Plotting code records
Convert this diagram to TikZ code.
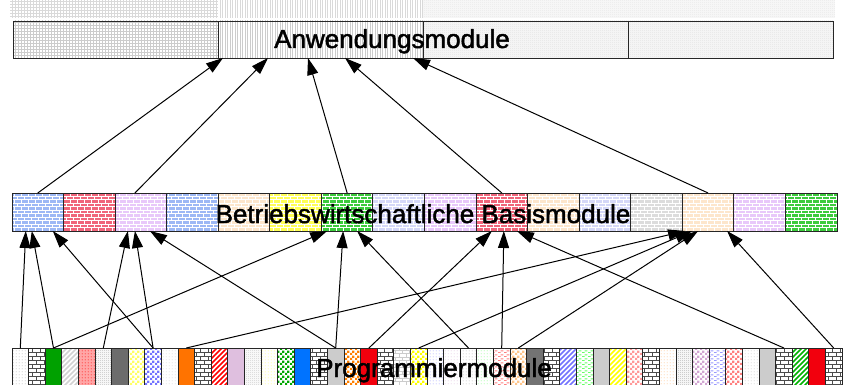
\documentclass[tikz,border=0pt]{standalone}
\usepackage{fontspec}
\setmainfont{Liberation Sans}
\newfontfamily\barfont[RawFeature={embolden=1.8}]{Liberation Sans}
\usetikzlibrary{arrows.meta, patterns}

% small fill patterns
\pgfdeclarepatternformonly{tinybricks}{\pgfpoint{-1pt}{-1pt}}{\pgfpoint{8pt}{8pt}}{\pgfpoint{7pt}{7pt}}{%
  \pgfsetlinewidth{0.6pt}%
  \pgfpathmoveto{\pgfpoint{0pt}{0pt}}\pgfpathlineto{\pgfpoint{7pt}{0pt}}%
  \pgfpathmoveto{\pgfpoint{0pt}{3.5pt}}\pgfpathlineto{\pgfpoint{7pt}{3.5pt}}%
  \pgfpathmoveto{\pgfpoint{0pt}{0pt}}\pgfpathlineto{\pgfpoint{0pt}{3.5pt}}%
  \pgfpathmoveto{\pgfpoint{3.5pt}{3.5pt}}\pgfpathlineto{\pgfpoint{3.5pt}{7pt}}%
  \pgfusepath{stroke}}
\pgfdeclarepatternformonly{bigbricks}{\pgfpoint{-1pt}{-1pt}}{\pgfpoint{9pt}{9pt}}{\pgfpoint{8pt}{8pt}}{%
  \pgfsetlinewidth{1pt}%
  \pgfpathmoveto{\pgfpoint{0pt}{0pt}}\pgfpathlineto{\pgfpoint{8pt}{0pt}}%
  \pgfpathmoveto{\pgfpoint{0pt}{4pt}}\pgfpathlineto{\pgfpoint{8pt}{4pt}}%
  \pgfpathmoveto{\pgfpoint{0pt}{0pt}}\pgfpathlineto{\pgfpoint{0pt}{4pt}}%
  \pgfpathmoveto{\pgfpoint{4pt}{4pt}}\pgfpathlineto{\pgfpoint{4pt}{8pt}}%
  \pgfusepath{stroke}}
\pgfdeclarepatternformonly{tinychecker}{\pgfpointorigin}{\pgfpoint{5pt}{5pt}}{\pgfpoint{5pt}{5pt}}{%
  \pgfpathrectangle{\pgfpointorigin}{\pgfpoint{2.5pt}{2.5pt}}%
  \pgfpathrectangle{\pgfpoint{2.5pt}{2.5pt}}{\pgfpoint{2.5pt}{2.5pt}}%
  \pgfusepath{fill}}
\pgfdeclarepatternformonly{finechecker}{\pgfpointorigin}{\pgfpoint{2pt}{2pt}}{\pgfpoint{2pt}{2pt}}{%
  \pgfpathrectangle{\pgfpointorigin}{\pgfpoint{1pt}{1pt}}%
  \pgfpathrectangle{\pgfpoint{1pt}{1pt}}{\pgfpoint{1pt}{1pt}}%
  \pgfusepath{fill}}
\pgfdeclarepatternformonly{tinydots}{\pgfpointorigin}{\pgfpoint{3pt}{3pt}}{\pgfpoint{3pt}{3pt}}{%
  \pgfpathcircle{\pgfpoint{1.5pt}{1.5pt}}{0.6pt}%
  \pgfusepath{fill}}
\pgfdeclarepatternformonly{tinystripes}{\pgfpoint{-1pt}{-1pt}}{\pgfpoint{6pt}{6pt}}{\pgfpoint{5pt}{5pt}}{%
  \pgfsetlinewidth{1.5pt}%
  \pgfpathmoveto{\pgfpoint{0pt}{0pt}}\pgfpathlineto{\pgfpoint{5.1pt}{5.1pt}}%
  \pgfusepath{stroke}}
\pgfdeclarepatternformonly{tinydashes}{\pgfpointorigin}{\pgfpoint{6pt}{4pt}}{\pgfpoint{6pt}{4pt}}{%
  \pgfpathrectangle{\pgfpointorigin}{\pgfpoint{3pt}{1.2pt}}%
  \pgfpathrectangle{\pgfpoint{3pt}{2pt}}{\pgfpoint{3pt}{1.2pt}}%
  \pgfusepath{fill}}
\pgfdeclarepatternformonly{tinygrid}{\pgfpoint{-0.5pt}{-0.5pt}}{\pgfpoint{3.5pt}{3.5pt}}{\pgfpoint{3pt}{3pt}}{%
  \pgfsetlinewidth{0.4pt}%
  \pgfpathmoveto{\pgfpoint{0pt}{0pt}}\pgfpathlineto{\pgfpoint{3pt}{0pt}}%
  \pgfpathmoveto{\pgfpoint{0pt}{0pt}}\pgfpathlineto{\pgfpoint{0pt}{3pt}}%
  \pgfusepath{stroke}}
\pgfdeclarepatternformonly{tinyvlines}{\pgfpoint{-0.5pt}{-0.5pt}}{\pgfpoint{3pt}{3pt}}{\pgfpoint{2.5pt}{2.5pt}}{%
  \pgfsetlinewidth{0.7pt}%
  \pgfpathmoveto{\pgfpoint{0pt}{0pt}}\pgfpathlineto{\pgfpoint{0pt}{2.5pt}}%
  \pgfusepath{stroke}}

\definecolor{mblue}{HTML}{9DB8F5}
\definecolor{mred}{HTML}{F0657A}
\definecolor{mviolet}{HTML}{E8C8FA}
\definecolor{mpeach}{HTML}{FDE6CC}
\definecolor{myellow}{HTML}{FFFF55}
\definecolor{mgreen}{HTML}{3CCB3C}
\definecolor{mlav}{HTML}{D5D8F8}
\definecolor{mgray}{HTML}{DCDCDC}

\tikzset{
  cell/.style={draw=black!85, line width=0.9pt, inner sep=0pt, outer sep=0pt},
  look/.style n args={3}{preaction={fill=#1}, pattern=#2, pattern color=#3},
  brick/.style={look={#1}{tinybricks}{white}},
  barname/.style={font=\barfont\fontsize{26}{30}\selectfont, anchor=base, inner sep=0pt},
  link/.style={line width=1pt, -{Triangle[length=17pt, width=11pt]}},
}

\begin{document}
\begin{tikzpicture}[x=1pt, y=-1pt]
\useasboundingbox (0,0) rectangle (843,385);

% cut-off layer above
\fill[look={white}{tinygrid}{gray!30}] (10,-2) rectangle (218,18);
\fill[look={white}{tinyvlines}{gray!30}] (218,-2) rectangle (423,18);
\fill[look={gray!5}{finechecker}{gray!18}] (423,-2) rectangle (835,18);

% Anwendungsmodule
\node[cell, minimum width=205pt, minimum height=37pt, look={white}{tinygrid}{gray!40}] (t1) at (115.5,39.5) {};
\node[cell, minimum width=205pt, minimum height=37pt, look={white}{tinyvlines}{gray!40}] (t2) at (320.5,39.5) {};
\node[cell, minimum width=205pt, minimum height=37pt, look={gray!6}{finechecker}{gray!22}] (t3) at (525.5,39.5) {};
\node[cell, minimum width=205pt, minimum height=37pt, look={gray!6}{finechecker}{gray!22}] (t4) at (730.5,39.5) {};

% Basismodule
\foreach \c [count=\i] in {mblue, mred, mviolet, mblue, mpeach, myellow, mgreen, mlav,
    mviolet, mred, mpeach, mlav, mgray, mpeach, mviolet, mgreen}
  \node[cell, minimum width=51.56pt, minimum height=38pt, brick=\c] (m\i) at ({12+51.5625*(\i-0.5)},212) {};

% Programmiermodule
\foreach \bg/\pt/\pc [count=\i] in {white/tinydots/gray!60, white/bigbricks/black!70, green!63!black/tinydots/green!63!black,
    white/tinystripes/gray!35, red!35/tinydots/red, white/finechecker/gray!55, gray!85!black/tinydots/gray!85!black,
    white/tinychecker/yellow!60, white/tinychecker/blue!55, white/tinydots/gray!35, orange!90!red/tinydots/orange!90!red,
    white/bigbricks/black!70, white/tinystripes/red, violet!25/tinydots/violet!25, white/finechecker/gray!40,
    white/tinydots/yellow!55, white/tinychecker/green!65!black, blue!55!cyan/tinydots/blue!55!cyan, white/bigbricks/black!70,
    gray!40/tinydots/gray!40, white/tinychecker/orange, red!95!blue/tinydots/red!95!blue, white/bigbricks/black!70,
    white/tinybricks/gray!40, white/tinychecker/yellow, white/tinydots/blue!35, white/tinydots/violet!25,
    white/tinydots/gray!50, white/tinydots/green!50, white/tinydashes/red!50, white/tinychecker/orange!45,
    gray!90!black/tinydots/gray!90!black, white/bigbricks/black!70, white/tinystripes/blue!55, white/tinydashes/green!60,
    gray!40/tinydots/gray!40, white/tinystripes/yellow, white/tinychecker/red!40, white/bigbricks/black!70,
    white/tinydots/orange!50, white/finechecker/gray!60, white/tinychecker/violet!35, white/tinydashes/blue!40,
    white/tinychecker/red!50, white/tinydots/gray!45, gray!40/tinydots/gray!40, white/bigbricks/black!70,
    white/tinystripes/green!70!black, red!95!blue/tinydots/red!95!blue, white/bigbricks/black!70}
  \node[cell, minimum width=16.6pt, minimum height=44pt, look={\bg}{\pt}{\pc}] (p\i) at ({12+16.6*(\i-0.5)},370) {};

\node[barname] (anw) at (392,48) {Anwendungsmodule};
\node[barname] (bas) at (423,223) {Betriebswirtschaftliche Basismodule};
\node[barname] (prg) at (434,377) {Programmiermodule};

% Basismodule -> Anwendungsmodule
\draw[link] (m1.north) -- ([xshift=-97.5pt]t2.south);
\draw[link] ([xshift=-6pt]m3.north) -- ([xshift=-52.5pt]t2.south);
\draw[link] (m7.north) -- ([xshift=-12.5pt]t2.south);
\draw[link] (m10.north) -- ([xshift=24.5pt]t2.south);
\draw[link] (m14.north) -- ([xshift=92.5pt]t2.south);

% Programmiermodule -> Basismodule
\draw[link] (p1.north) -- ([xshift=-12pt]m1.south);
\draw[link] (p3.north) -- ([xshift=-6pt]m1.south);
\draw[link] (p9.north) -- ([xshift=15pt]m1.south);
\draw[link] (p6.north) -- ([xshift=-13pt]m3.south);
\draw[link] (p9.north) -- ([xshift=-6pt]m3.south);
\draw[link] (p20.north) -- ([xshift=9pt]m3.south);
\draw[link] (p3.north) -- ([xshift=-20pt]m7.south);
\draw[link] (p20.north) -- ([xshift=-4pt]m7.south);
\draw[link] (p28.north) -- ([xshift=10pt]m7.south);
\draw[link] (p22.north) -- ([xshift=-10pt]m10.south);
\draw[link] (p30.north) -- ([xshift=2pt]m10.south);
\draw[link] (p47.north) -- ([xshift=15pt]m10.south);
\draw[link] (p11.north) -- ([xshift=-23pt]m14.south);
\draw[link] (p25.north) -- ([xshift=-16pt]m14.south);
\draw[link] (p31.north) -- ([xshift=-10pt]m14.south);
\draw[link] (p50.north) -- ([xshift=19pt]m14.south);
\end{tikzpicture}
\end{document}
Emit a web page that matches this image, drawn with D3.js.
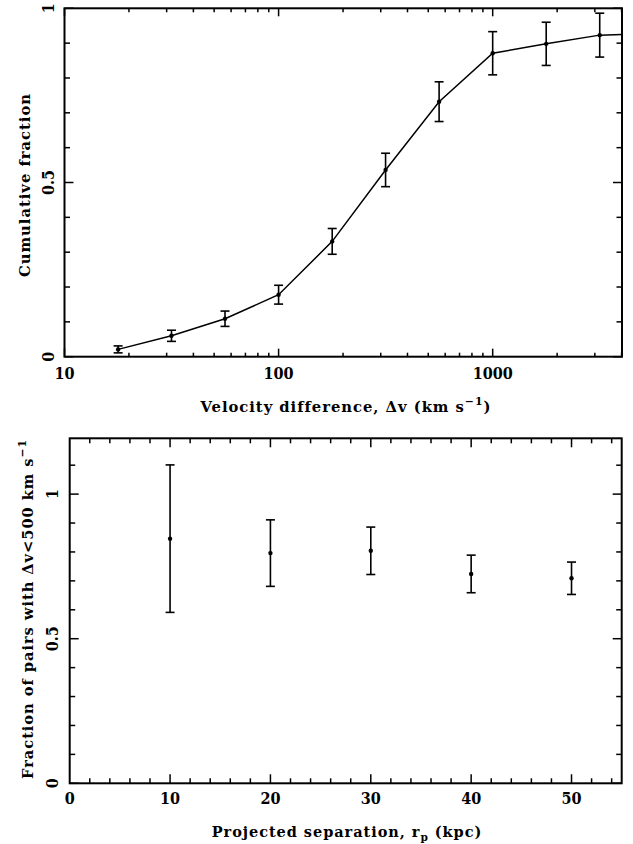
<!DOCTYPE html>
<html><head><meta charset="utf-8">
<script src="https://cdn.jsdelivr.net/npm/d3@7"></script>
<style>
html,body{margin:0;padding:0;background:#fff;}
svg text{font-family:"DejaVu Serif Condensed","DejaVu Serif",serif;font-stretch:condensed;font-weight:bold;fill:#000;}
svg text.title{letter-spacing:0.9px;}
</style></head>
<body><svg id="c" width="633" height="844"></svg>
<script>
// ---- data: top panel (cumulative fraction vs velocity difference)
const velocity = [17.8, 31.6, 56.2, 100, 178, 316, 562, 1000, 1778, 3162];
const cumFraction = [0.021, 0.060, 0.109, 0.178, 0.331, 0.536, 0.732, 0.871, 0.898, 0.923];
const cumError = [0.010, 0.016, 0.022, 0.027, 0.037, 0.048, 0.057, 0.062, 0.062, 0.063];
const lineTailVelocity = [4018];
const lineTailFraction = [0.925];
const topXMajor = [10, 100, 1000];
const topYMajor = [0, 0.5, 1];
const topYLabels = ["0", "0.5", "1"];

// ---- data: bottom panel (fraction with dv<500 vs projected separation)
const separation = [10, 20, 30, 40, 50];
const fracPairs = [0.846, 0.796, 0.804, 0.724, 0.709];
const fracError = [0.255, 0.115, 0.082, 0.065, 0.056];
const botXMajor = [0, 10, 20, 30, 40, 50];
const botYMajor = [0, 0.5, 1];
const botYLabels = ["0", "0.5", "1"];

const svg = d3.select("#c");
const FS = 16;   // tick labels
const TS = 15;   // axis titles

function frame(g, L, T, R, B) {
  g.append("rect").attr("x", L).attr("y", T).attr("width", R - L).attr("height", B - T)
    .attr("fill", "none").attr("stroke", "#000").attr("stroke-width", 2);
}
function xTicks(g, x, vals, len, T, B) {
  vals.forEach(v => {
    const px = x(v);
    g.append("line").attr("x1", px).attr("x2", px).attr("y1", B).attr("y2", B - len).attr("stroke", "#000").attr("stroke-width", 1.5);
    g.append("line").attr("x1", px).attr("x2", px).attr("y1", T).attr("y2", T + len).attr("stroke", "#000").attr("stroke-width", 1.5);
  });
}
function yTicks(g, y, vals, len, L, R) {
  vals.forEach(v => {
    const py = y(v);
    g.append("line").attr("y1", py).attr("y2", py).attr("x1", L).attr("x2", L + len).attr("stroke", "#000").attr("stroke-width", 1.5);
    g.append("line").attr("y1", py).attr("y2", py).attr("x1", R).attr("x2", R - len).attr("stroke", "#000").attr("stroke-width", 1.5);
  });
}
function fitTitle(txt, tx, ty, rot, target) {
  const w = txt.node().getComputedTextLength();
  const sx = target / w;
  txt.attr("x", 0).attr("y", 0)
    .attr("transform", `translate(${tx},${ty}) rotate(${rot}) scale(${sx},1)`);
}
function errorBars(g, x, y, xs, ys, es) {
  xs.forEach((v, i) => {
    const px = x(v), y1 = y(ys[i] + es[i]), y0 = y(ys[i] - es[i]);
    g.append("line").attr("x1", px).attr("x2", px).attr("y1", y0).attr("y2", y1).attr("stroke", "#000").attr("stroke-width", 1.6);
    [y0, y1].forEach(yy => g.append("line").attr("x1", px - 4.5).attr("x2", px + 4.5).attr("y1", yy).attr("y2", yy).attr("stroke", "#000").attr("stroke-width", 1.6));
    g.append("circle").attr("cx", px).attr("cy", y(ys[i])).attr("r", 2.2).attr("fill", "#000");
  });
}

// ================= TOP PANEL =================
{
  const L = 64.5, R = 622, T = 8.3, B = 356.7;
  const x = d3.scaleLog().domain([10, 4018]).range([L, R]);
  const y = d3.scaleLinear().domain([0, 1]).range([B, T]);
  const g = svg.append("g");

  const minor = [];
  [10, 100, 1000].forEach(d => { for (let k = 2; k <= 9; k++) { const v = d * k; if (v < 4018) minor.push(v); } });
  xTicks(g, x, minor, 4, T, B);
  xTicks(g, x, topXMajor, 8, T, B);
  const yMinor = d3.range(1, 10).map(k => k / 10).filter(v => Math.abs(v - 0.5) > 1e-6);
  yTicks(g, y, yMinor, 5.5, L, R);
  yTicks(g, y, topYMajor, 9, L, R);
  frame(g, L, T, R, B);

  topXMajor.forEach(v => {
    g.append("text").attr("x", x(v)).attr("y", B + 22.5).attr("text-anchor", "middle")
      .attr("font-size", FS).text(d3.format("d")(v));
  });
  topYMajor.forEach((v, i) => {
    g.append("text").attr("transform", `translate(${L - 11},${y(v)}) rotate(-90)`)
      .attr("text-anchor", "middle").attr("font-size", FS).text(topYLabels[i]);
  });

  const pts = velocity.map((v, i) => [v, cumFraction[i]])
    .concat(lineTailVelocity.map((v, i) => [v, lineTailFraction[i]]));
  g.append("path").datum(pts)
    .attr("d", d3.line().x(d => x(d[0])).y(d => y(d[1])))
    .attr("fill", "none").attr("stroke", "#000").attr("stroke-width", 1.5);

  errorBars(g, x, y, velocity, cumFraction, cumError);

  const xt = g.append("text").attr("class", "title").attr("text-anchor", "middle").attr("font-size", TS);
  xt.append("tspan").text("Velocity difference, \u0394v (km s");
  xt.append("tspan").attr("dy", -7).attr("font-size", 11).text("\u22121");
  xt.append("tspan").attr("dy", 7).text(")");
  fitTitle(xt, 346, 411.7, 0, 291);
  const yt = g.append("text").attr("class", "title").attr("text-anchor", "middle").attr("font-size", TS).text("Cumulative fraction");
  fitTitle(yt, 30, 185, -90, 184);
}

// ================= BOTTOM PANEL =================
{
  const L = 69.7, R = 621.7, T = 438.3, B = 783.3;
  const x = d3.scaleLinear().domain([0, 55]).range([L, R]);
  const y = d3.scaleLinear().domain([0, 1.193]).range([B, T]);
  const g = svg.append("g");

  const xMinor = d3.range(2, 55, 2).filter(v => v % 10 !== 0);
  xTicks(g, x, xMinor, 5, T, B);
  xTicks(g, x, botXMajor.filter(v => v > 0), 9, T, B);
  const yMinor = d3.range(1, 12).map(k => k / 10).filter(v => Math.abs(v - 0.5) > 1e-6 && Math.abs(v - 1) > 1e-6);
  yTicks(g, y, yMinor, 5.5, L, R);
  yTicks(g, y, botYMajor, 9, L, R);
  frame(g, L, T, R, B);

  botXMajor.forEach(v => {
    g.append("text").attr("x", x(v)).attr("y", B + 20.5).attr("text-anchor", "middle")
      .attr("font-size", FS).text(v);
  });
  botYMajor.forEach((v, i) => {
    g.append("text").attr("transform", `translate(${L - 11.4},${y(v)}) rotate(-90)`)
      .attr("text-anchor", "middle").attr("font-size", FS).text(botYLabels[i]);
  });

  errorBars(g, x, y, separation, fracPairs, fracError);

  const xt = g.append("text").attr("class", "title").attr("text-anchor", "middle").attr("font-size", TS);
  xt.append("tspan").text("Projected separation, r");
  xt.append("tspan").attr("dy", 4).attr("font-size", 11).text("p");
  xt.append("tspan").attr("dy", -4).text(" (kpc)");
  fitTitle(xt, 347, 836.7, 0, 271);
  const yt = g.append("text").attr("class", "title").attr("text-anchor", "middle").attr("font-size", TS);
  yt.append("tspan").text("Fraction of pairs with \u0394v<500 km s");
  yt.append("tspan").attr("dy", -7).attr("font-size", 11).text("\u22121");
  fitTitle(yt, 33, 609, -90, 340);
}
</script></body></html>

**WHAT YOU HAVE TO DO**: Gather all lines of the records that include the word "with".

**WORKED SOLUTION**:
Emit a web page that matches this image, drawn with D3.js.
// ---- data: bottom panel (fraction with dv<500 vs projected separation)
  yt.append("tspan").text("Fraction of pairs with \u0394v<500 km s");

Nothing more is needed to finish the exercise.